Some statisticians argue that reject inference can solve the nonrandom sample selection problem (e.g. Copas and Li (1997), Joanes (1994), Donald (1995) and Green (1998)). In particular, reject inference techniques attempt to get additional data for rejected applicants or try to infer the missing performance (good/bad) information. The most common methods explored in the literature are: enlargement, reweighting and extrapolation (see Ash and Meester (2002), Banasik et al. (2003), Crook and Banasik (2004) and Parnitzke (2005)). However, some authors (e.g. Hand and Henley (1993)) demonstrate that the reject inference methods typically employed in the industry are often not sound and rest on very tenuous assumptions. They point out that reliable reject inference is impossible and that the only robust approach to reject inference is to accept a sample of rejected applications and observe their behaviour.

In this paper, we analyze the reasons to use reject inference and we assess the different proposed solutions from a statistical and business related point of view. However, in contrast with most of the available literature, we consider the business perspective more relevant than the statistical one in the financial industry context. As such, we conclude that increasing the prediction accuracy of scoring models should not be regarded as the main goal of reject inference techniques. The possibility of including rejects in the development sample should be considered, instead, as an opportunity to replicate the experience and the decision taken by underwriters, credit analysts or branch managers when assessing applicants’ creditworthiness.

Aligning a new scoring model to underwriters’ risk assessment will help them to better understand the way the model works and takes the accept/reject decision. This will likely facilitate the introduction of an automated decision system for a product that was previously manually underwritten and will lower the number of requests to override the system decision increasing the efficiency of the acquisition process.

With regards to reject inference methodologies, most of the literature focuses on how to infer the missing performance of the rejected clients without considering the significant value of the accept/reject information. Although the most common approaches to reject inference (e.g. Hand (2002), Ash and Meester (2002) and Crook and Banasik (2004)) are extremely valuable from the statistical point of view, we believe that financial institutions should follow a more practical method when developing their application models in order to guarantee the successful implementation of their systems. We are convinced that scoring models should not be judged only looking at their performance metrics (e.g. discriminatory power, accuracy, stability), but also based on their comprehensibility, simplicity, level of implementation efforts required and level of overrides that would generate.

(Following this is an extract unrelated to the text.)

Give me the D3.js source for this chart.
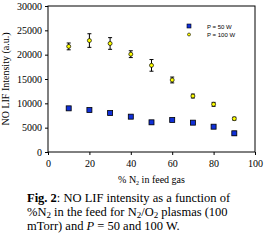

Finally, we propose a practical approach that allows to make use of the rejected applicants when developing a new scoring model. First, we develop a model to predict the probability of default using only accepted clients and we apply it on the entire sample (accepted and rejected clients). Then, we use the reject rate (RR) to “correct” the observed good/bad odds (O-G/B odds) and find out what would have been the rejected good/bad odds (I-G/B odds). Ultimately, we combine the O-G/B odds and the I-G/B odds in order to derive the real good/bad odds (R-G/B odds), similar to the one that we would have observed if rejected clients would have been accepted. The remainder of the article is structured as follows. In Section 2, we review some of the most relevant research related to reject inference methodologies for credit scoring. In Section 3, we extensively analyze the proposed methodology from both a theoretical and an empirical point of view. Data from an unsecured personal loans portfolio of a Brazilian bank is used to test the proposed technique. In Section 4, we submit our conclusions.